TASK TO CARRY OUT> In the data below, find every line that has the string "this", and copy it.

DATA TO PROCESS>

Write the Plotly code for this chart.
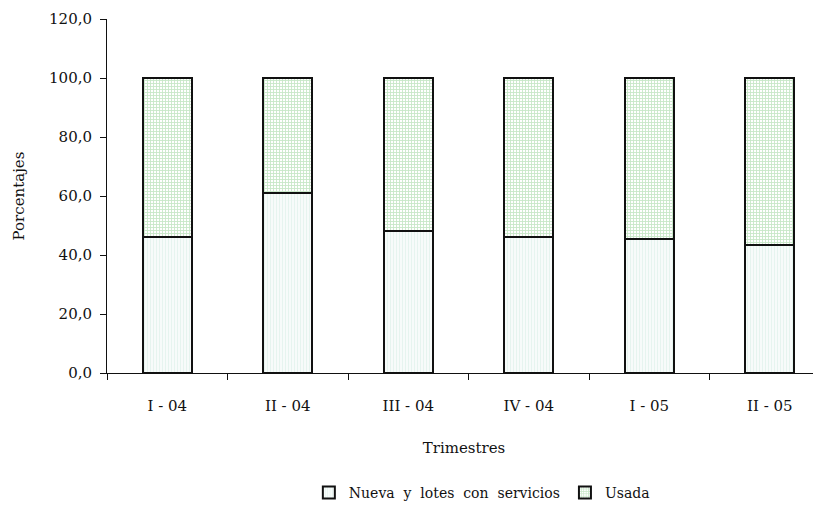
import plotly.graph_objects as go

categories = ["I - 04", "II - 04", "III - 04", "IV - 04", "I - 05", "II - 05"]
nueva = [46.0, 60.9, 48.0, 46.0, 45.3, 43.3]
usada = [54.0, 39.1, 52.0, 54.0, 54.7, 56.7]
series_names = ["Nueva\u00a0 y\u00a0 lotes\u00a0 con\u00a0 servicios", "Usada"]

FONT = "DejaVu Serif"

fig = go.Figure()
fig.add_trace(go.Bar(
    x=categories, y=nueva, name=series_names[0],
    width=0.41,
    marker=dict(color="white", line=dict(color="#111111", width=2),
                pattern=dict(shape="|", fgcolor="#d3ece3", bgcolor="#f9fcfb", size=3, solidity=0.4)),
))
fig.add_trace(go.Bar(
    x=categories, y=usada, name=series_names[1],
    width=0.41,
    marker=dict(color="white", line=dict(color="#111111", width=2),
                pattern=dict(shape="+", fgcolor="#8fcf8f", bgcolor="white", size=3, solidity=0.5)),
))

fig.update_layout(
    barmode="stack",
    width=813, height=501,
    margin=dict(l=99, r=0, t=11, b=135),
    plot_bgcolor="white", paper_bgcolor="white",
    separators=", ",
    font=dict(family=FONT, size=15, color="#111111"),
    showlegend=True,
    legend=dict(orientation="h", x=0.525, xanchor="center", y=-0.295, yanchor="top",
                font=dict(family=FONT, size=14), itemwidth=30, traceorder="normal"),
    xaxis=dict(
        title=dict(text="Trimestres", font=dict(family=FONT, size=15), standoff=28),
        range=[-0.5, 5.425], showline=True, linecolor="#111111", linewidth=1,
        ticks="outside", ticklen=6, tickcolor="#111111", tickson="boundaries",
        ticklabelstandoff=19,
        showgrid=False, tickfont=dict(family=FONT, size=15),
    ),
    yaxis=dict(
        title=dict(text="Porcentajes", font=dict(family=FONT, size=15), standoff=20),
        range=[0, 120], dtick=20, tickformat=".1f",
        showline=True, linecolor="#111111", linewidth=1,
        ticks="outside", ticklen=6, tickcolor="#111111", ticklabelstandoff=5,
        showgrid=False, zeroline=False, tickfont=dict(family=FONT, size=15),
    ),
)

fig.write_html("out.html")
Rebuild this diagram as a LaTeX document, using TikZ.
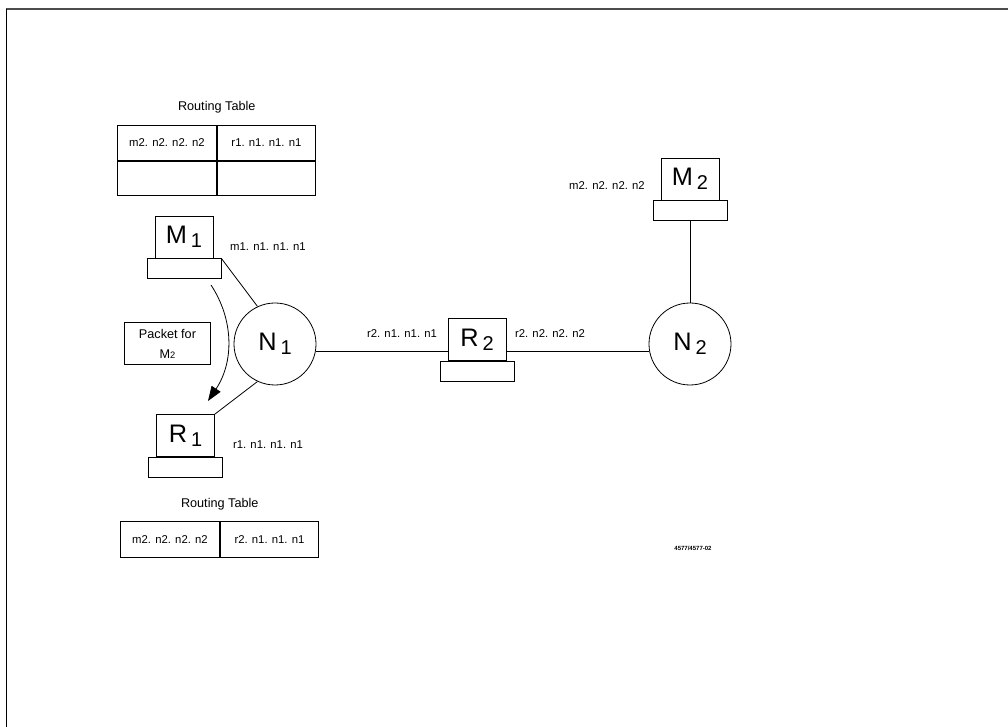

FINAL ANSWER>
Write the Plotly code for this chart.
Rebuild this diagram as a LaTeX document, using TikZ.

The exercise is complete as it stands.